OUTRO DIA
OUTRO DIA
Quando o mundo abriu as portas pra mim, tomei o sol, o vento e decidi caminhar em frente, lentamente. Os impulsos da juventude me diziam que deveria correr, mas decidi olhar a paisagem, conhecer o caminho, enquanto conhecia.
A corrida louca não era dita pela boca e nem os pés descreviam. Era na minha cabeça, o campo de guerra aonde tudo acontecia. Enquanto outros dormiam, eu vigiava, estudava, me cobrava e me vencia.
Me doei mais para outras pessoas que pra mim. Fiz promessas que nunca cumpri, mas que nunca foram esquecidas. Certa vez prometi um chapéu de massa para meu avô paterno. Não pude comprá-lo. Que me importa agora se posso comprar uma dúzia deles se ele já não pode mais usá-lo?
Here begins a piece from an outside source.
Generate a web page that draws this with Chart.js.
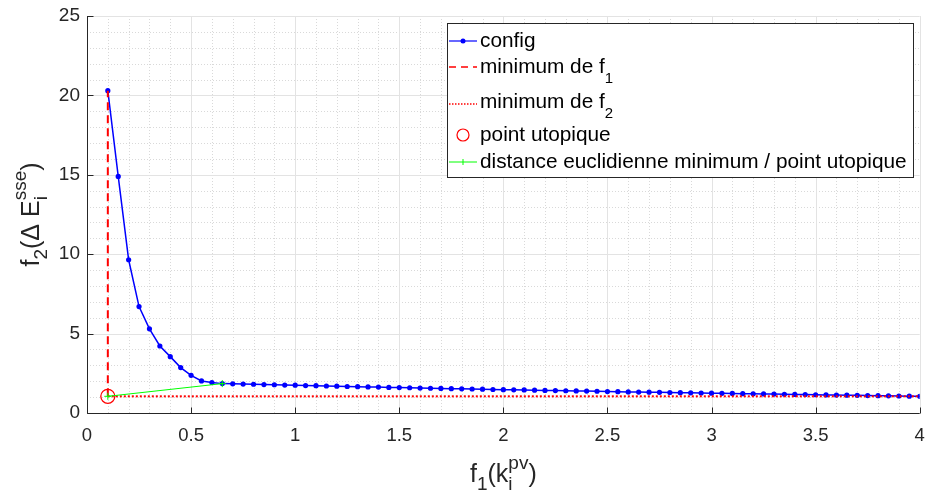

Prometi a restauração da saúde da minha tia Pepê. Mas a realidade me disse: deixa de tolice! Você é matemático, não é médico, e tampouco Deus. Prometi à minha avó materna e a meu avô “João Mourão” que eles não trabalhariam mais na roça, pois seria “doutor” e os manteria no conforto e na fartura. A fatura era alta demais. Não pude pagar, ainda que Doutor me tornasse tempos depois, quando eles não mais precisavam.
Prometi amor eterno e agora percebo que nunca pude me amar tanto quanto gostaria de amar outras pessoas. Ainda assim sei que faço isso. Minha esposa, filhos, netos, irmãos e muita gente que não é nem parente, sente isso. Eu os amo tão intensamente que não sou capaz de me amar tanto assim.
Muita gente pode achar que não há tanto amor em mim. Eu concordo com elas, sim, pois que sou o mais intransigente crítico de mim. Meu lado visceral, de violento animal se manifesta quando percebo que minha única arma para combater o mal, a desigualdade social, a pobreza, a fome abissal, é minha arredia poesia.
Amanhã será outro dia. Terei mais uma oportunidade para agradecer ao sol, ao vento e às estradas que ainda posso pagar as minhas contas, mesmo que as forças já estejam minguadas.